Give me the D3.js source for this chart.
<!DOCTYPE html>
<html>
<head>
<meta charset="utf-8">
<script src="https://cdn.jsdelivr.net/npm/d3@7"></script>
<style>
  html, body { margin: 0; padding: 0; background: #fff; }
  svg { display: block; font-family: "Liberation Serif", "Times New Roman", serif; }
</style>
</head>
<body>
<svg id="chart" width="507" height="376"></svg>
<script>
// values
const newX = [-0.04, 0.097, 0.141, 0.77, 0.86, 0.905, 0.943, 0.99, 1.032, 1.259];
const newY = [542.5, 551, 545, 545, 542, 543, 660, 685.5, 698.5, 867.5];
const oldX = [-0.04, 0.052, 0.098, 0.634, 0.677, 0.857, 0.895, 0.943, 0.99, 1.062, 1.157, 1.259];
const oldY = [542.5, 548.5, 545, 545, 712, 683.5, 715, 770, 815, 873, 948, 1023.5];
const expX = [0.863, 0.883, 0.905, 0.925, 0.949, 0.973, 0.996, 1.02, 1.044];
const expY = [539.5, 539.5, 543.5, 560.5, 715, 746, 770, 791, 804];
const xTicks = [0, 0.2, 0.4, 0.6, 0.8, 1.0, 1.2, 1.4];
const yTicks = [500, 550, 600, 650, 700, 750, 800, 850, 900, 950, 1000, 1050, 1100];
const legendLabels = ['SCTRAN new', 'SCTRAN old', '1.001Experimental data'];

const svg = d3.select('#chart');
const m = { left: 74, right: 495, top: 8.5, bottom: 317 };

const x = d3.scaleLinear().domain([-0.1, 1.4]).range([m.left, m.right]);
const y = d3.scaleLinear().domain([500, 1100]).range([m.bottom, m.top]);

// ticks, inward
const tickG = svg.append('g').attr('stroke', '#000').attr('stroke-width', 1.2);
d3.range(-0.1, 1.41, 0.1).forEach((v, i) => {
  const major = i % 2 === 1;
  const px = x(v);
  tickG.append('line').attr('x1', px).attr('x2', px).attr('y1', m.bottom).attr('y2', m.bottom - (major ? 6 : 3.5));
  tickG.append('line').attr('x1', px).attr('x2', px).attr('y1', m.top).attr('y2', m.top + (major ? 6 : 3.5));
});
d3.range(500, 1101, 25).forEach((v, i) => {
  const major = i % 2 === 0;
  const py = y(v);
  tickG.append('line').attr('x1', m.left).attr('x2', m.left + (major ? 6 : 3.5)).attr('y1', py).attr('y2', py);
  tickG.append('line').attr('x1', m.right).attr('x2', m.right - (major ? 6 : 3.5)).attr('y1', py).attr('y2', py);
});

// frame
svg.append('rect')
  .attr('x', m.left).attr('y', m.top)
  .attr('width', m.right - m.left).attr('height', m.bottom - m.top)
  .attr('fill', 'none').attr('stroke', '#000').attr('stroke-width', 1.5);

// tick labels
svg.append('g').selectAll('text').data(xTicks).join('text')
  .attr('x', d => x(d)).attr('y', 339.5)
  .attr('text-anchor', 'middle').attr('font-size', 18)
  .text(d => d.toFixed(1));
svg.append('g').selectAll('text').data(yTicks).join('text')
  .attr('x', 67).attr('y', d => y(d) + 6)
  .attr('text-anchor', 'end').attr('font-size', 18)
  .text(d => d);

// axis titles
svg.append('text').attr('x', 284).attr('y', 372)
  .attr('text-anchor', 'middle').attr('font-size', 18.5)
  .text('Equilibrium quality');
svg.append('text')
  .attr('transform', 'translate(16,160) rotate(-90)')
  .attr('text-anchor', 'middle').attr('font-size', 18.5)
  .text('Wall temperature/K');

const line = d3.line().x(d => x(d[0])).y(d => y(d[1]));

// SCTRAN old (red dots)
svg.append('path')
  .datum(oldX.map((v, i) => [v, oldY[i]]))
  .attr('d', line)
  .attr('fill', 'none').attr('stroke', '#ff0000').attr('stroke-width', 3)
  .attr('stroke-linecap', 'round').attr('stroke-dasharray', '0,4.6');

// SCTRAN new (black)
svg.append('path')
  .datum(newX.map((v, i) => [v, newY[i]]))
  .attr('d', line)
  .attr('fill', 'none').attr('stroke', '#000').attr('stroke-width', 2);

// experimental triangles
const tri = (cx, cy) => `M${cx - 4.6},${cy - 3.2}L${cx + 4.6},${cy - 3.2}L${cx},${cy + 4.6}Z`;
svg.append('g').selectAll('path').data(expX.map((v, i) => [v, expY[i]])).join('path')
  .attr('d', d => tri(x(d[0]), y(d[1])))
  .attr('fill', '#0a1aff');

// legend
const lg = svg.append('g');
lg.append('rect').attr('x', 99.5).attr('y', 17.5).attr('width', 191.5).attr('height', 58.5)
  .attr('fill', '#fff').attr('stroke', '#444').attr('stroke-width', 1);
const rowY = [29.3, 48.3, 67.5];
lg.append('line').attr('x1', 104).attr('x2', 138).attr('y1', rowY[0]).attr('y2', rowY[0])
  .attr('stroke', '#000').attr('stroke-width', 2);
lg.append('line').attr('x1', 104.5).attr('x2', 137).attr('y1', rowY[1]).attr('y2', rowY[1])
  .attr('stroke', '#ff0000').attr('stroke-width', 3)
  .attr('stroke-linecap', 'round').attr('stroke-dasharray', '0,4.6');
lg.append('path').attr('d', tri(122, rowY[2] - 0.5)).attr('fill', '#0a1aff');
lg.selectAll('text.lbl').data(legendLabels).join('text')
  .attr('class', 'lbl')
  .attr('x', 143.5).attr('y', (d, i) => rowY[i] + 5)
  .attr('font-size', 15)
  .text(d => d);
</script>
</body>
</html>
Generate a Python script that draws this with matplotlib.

· · · · · · ·

**What is expected:** Extract the first line above and each line after it up to and including the one with "d3.scaleLinear().domain([500, 1100]).range([m.bottom, m.top]);", please, exactly and with nothing else.

**Written answer:**
Give me the D3.js source for this chart.
<!DOCTYPE html>
<html>
<head>
<meta charset="utf-8">
<script src="https://cdn.jsdelivr.net/npm/d3@7"></script>
<style>
  html, body { margin: 0; padding: 0; background: #fff; }
  svg { display: block; font-family: "Liberation Serif", "Times New Roman", serif; }
</style>
</head>
<body>
<svg id="chart" width="507" height="376"></svg>
<script>
// values
const newX = [-0.04, 0.097, 0.141, 0.77, 0.86, 0.905, 0.943, 0.99, 1.032, 1.259];
const newY = [542.5, 551, 545, 545, 542, 543, 660, 685.5, 698.5, 867.5];
const oldX = [-0.04, 0.052, 0.098, 0.634, 0.677, 0.857, 0.895, 0.943, 0.99, 1.062, 1.157, 1.259];
const oldY = [542.5, 548.5, 545, 545, 712, 683.5, 715, 770, 815, 873, 948, 1023.5];
const expX = [0.863, 0.883, 0.905, 0.925, 0.949, 0.973, 0.996, 1.02, 1.044];
const expY = [539.5, 539.5, 543.5, 560.5, 715, 746, 770, 791, 804];
const xTicks = [0, 0.2, 0.4, 0.6, 0.8, 1.0, 1.2, 1.4];
const yTicks = [500, 550, 600, 650, 700, 750, 800, 850, 900, 950, 1000, 1050, 1100];
const legendLabels = ['SCTRAN new', 'SCTRAN old', '1.001Experimental data'];

const svg = d3.select('#chart');
const m = { left: 74, right: 495, top: 8.5, bottom: 317 };

const x = d3.scaleLinear().domain([-0.1, 1.4]).range([m.left, m.right]);
const y = d3.scaleLinear().domain([500, 1100]).range([m.bottom, m.top]);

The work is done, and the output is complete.